• **Problem statement**: Print, word for word, every line from the beginning of the listing up to and including the line with "doc_marine_sal_v = [-22.92]". Pictures are to be excluded.

• **Dataset section**:
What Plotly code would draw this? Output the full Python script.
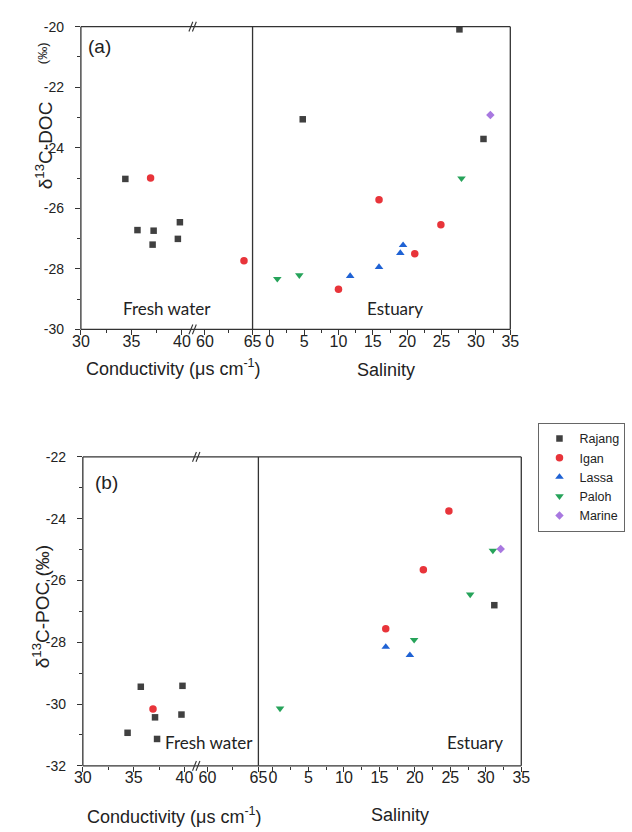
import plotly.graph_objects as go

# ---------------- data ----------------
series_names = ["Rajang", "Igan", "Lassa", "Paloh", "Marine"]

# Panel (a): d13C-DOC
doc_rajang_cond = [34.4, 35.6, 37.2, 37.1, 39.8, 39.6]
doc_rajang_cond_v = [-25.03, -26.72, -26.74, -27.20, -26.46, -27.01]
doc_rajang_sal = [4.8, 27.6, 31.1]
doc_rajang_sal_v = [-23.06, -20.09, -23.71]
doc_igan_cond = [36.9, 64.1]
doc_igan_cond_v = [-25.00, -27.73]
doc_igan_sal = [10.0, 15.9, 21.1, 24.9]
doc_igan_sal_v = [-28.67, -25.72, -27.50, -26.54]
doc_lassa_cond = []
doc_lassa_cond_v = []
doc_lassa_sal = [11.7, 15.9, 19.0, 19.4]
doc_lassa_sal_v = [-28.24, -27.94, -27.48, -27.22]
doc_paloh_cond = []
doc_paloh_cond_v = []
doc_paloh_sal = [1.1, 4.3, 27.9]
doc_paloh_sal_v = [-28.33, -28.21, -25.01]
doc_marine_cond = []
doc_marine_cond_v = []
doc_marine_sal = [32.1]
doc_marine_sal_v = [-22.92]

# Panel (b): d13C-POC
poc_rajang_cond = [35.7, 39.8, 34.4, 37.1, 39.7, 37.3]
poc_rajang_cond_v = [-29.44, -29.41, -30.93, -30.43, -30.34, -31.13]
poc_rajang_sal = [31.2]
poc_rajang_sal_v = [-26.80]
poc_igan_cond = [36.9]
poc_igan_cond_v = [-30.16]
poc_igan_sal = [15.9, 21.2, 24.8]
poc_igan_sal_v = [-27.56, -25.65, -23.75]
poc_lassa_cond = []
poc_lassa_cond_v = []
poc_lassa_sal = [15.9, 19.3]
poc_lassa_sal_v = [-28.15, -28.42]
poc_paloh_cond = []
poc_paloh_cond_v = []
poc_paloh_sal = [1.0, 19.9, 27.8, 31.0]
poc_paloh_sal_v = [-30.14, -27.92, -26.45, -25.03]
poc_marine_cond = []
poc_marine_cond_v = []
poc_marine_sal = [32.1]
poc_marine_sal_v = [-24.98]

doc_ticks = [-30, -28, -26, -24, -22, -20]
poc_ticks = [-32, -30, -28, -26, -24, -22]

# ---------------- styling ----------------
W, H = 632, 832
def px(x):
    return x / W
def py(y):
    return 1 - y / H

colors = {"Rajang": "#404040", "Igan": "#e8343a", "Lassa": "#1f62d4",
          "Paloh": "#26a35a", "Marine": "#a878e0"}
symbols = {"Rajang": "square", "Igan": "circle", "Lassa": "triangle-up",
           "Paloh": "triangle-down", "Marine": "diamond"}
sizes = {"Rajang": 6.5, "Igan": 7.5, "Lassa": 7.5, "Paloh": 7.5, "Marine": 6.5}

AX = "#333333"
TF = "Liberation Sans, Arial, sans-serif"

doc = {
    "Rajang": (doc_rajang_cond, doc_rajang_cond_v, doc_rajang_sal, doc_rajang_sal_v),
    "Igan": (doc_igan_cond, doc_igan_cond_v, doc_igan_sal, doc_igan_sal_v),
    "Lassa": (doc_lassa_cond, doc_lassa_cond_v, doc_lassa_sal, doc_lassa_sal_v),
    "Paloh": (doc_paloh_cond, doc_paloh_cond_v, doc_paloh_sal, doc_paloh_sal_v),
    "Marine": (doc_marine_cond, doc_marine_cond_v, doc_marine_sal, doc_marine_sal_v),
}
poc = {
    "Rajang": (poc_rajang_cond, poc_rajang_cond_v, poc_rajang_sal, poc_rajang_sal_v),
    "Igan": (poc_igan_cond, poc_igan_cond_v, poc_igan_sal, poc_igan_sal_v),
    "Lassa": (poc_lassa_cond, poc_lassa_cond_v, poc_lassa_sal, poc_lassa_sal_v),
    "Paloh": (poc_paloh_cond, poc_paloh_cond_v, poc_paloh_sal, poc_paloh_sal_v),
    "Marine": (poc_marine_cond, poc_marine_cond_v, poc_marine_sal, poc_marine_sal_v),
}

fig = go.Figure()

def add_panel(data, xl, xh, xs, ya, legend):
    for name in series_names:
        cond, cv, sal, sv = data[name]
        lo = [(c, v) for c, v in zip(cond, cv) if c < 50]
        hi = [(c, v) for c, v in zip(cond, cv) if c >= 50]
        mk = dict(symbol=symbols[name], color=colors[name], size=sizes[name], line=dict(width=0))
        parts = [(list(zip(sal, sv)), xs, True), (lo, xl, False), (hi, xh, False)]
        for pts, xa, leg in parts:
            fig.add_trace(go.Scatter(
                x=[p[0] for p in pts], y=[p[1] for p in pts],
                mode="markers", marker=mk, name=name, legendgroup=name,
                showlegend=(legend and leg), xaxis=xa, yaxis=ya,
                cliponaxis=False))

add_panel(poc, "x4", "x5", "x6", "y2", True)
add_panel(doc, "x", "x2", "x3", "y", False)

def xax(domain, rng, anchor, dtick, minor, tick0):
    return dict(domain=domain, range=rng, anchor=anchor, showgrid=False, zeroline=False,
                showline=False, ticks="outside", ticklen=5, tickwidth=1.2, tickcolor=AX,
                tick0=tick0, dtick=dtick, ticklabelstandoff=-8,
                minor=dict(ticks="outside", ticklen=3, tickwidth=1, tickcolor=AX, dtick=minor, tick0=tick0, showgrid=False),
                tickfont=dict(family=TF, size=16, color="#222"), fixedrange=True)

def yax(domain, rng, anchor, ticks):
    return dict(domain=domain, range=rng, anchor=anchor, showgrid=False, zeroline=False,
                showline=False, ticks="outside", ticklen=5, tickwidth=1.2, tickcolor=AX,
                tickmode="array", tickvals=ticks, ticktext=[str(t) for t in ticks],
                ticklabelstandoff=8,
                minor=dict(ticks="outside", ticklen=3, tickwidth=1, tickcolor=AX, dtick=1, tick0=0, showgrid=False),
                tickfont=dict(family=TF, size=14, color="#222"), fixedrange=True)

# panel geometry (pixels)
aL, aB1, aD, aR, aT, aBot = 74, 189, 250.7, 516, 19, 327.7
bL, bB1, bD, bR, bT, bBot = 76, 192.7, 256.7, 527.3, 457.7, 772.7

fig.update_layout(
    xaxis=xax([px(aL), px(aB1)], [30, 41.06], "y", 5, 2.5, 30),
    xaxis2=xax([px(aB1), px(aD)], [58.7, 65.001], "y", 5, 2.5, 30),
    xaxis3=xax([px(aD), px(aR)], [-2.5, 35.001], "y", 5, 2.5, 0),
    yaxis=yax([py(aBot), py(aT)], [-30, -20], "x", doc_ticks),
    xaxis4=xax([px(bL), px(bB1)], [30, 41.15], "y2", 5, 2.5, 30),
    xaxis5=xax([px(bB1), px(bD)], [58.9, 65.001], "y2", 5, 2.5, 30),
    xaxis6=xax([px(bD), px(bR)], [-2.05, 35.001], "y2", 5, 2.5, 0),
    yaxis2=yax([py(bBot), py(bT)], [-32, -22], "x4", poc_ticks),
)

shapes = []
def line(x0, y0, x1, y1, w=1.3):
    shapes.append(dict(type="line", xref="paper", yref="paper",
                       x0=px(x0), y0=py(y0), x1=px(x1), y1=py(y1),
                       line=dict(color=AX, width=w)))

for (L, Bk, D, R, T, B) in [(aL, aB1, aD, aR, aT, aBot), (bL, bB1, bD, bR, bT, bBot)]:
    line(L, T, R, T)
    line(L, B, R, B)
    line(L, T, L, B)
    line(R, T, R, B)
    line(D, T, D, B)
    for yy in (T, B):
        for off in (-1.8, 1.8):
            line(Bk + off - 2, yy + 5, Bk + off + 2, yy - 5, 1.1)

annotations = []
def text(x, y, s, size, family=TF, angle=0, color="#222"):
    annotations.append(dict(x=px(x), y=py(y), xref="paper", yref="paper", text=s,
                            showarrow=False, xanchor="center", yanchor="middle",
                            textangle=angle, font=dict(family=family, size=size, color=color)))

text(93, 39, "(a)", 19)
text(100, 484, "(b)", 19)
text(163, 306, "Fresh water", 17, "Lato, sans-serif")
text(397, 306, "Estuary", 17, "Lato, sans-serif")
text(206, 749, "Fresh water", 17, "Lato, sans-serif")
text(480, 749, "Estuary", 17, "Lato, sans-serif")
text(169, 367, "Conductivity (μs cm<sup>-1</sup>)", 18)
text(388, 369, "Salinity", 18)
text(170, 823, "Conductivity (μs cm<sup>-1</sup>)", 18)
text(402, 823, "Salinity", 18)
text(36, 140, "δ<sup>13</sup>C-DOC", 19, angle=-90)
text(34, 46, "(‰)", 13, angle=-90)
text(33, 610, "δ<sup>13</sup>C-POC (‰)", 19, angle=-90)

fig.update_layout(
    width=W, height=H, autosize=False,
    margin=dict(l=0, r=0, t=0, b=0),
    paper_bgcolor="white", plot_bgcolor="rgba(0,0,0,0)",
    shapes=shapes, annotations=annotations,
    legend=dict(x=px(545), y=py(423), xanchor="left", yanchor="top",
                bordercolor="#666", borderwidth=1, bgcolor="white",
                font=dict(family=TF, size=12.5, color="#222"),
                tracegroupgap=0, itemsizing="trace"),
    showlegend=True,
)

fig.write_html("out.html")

• **Solution**:
What Plotly code would draw this? Output the full Python script.
import plotly.graph_objects as go

# ---------------- data ----------------
series_names = ["Rajang", "Igan", "Lassa", "Paloh", "Marine"]

# Panel (a): d13C-DOC
doc_rajang_cond = [34.4, 35.6, 37.2, 37.1, 39.8, 39.6]
doc_rajang_cond_v = [-25.03, -26.72, -26.74, -27.20, -26.46, -27.01]
doc_rajang_sal = [4.8, 27.6, 31.1]
doc_rajang_sal_v = [-23.06, -20.09, -23.71]
doc_igan_cond = [36.9, 64.1]
doc_igan_cond_v = [-25.00, -27.73]
doc_igan_sal = [10.0, 15.9, 21.1, 24.9]
doc_igan_sal_v = [-28.67, -25.72, -27.50, -26.54]
doc_lassa_cond = []
doc_lassa_cond_v = []
doc_lassa_sal = [11.7, 15.9, 19.0, 19.4]
doc_lassa_sal_v = [-28.24, -27.94, -27.48, -27.22]
doc_paloh_cond = []
doc_paloh_cond_v = []
doc_paloh_sal = [1.1, 4.3, 27.9]
doc_paloh_sal_v = [-28.33, -28.21, -25.01]
doc_marine_cond = []
doc_marine_cond_v = []
doc_marine_sal = [32.1]
doc_marine_sal_v = [-22.92]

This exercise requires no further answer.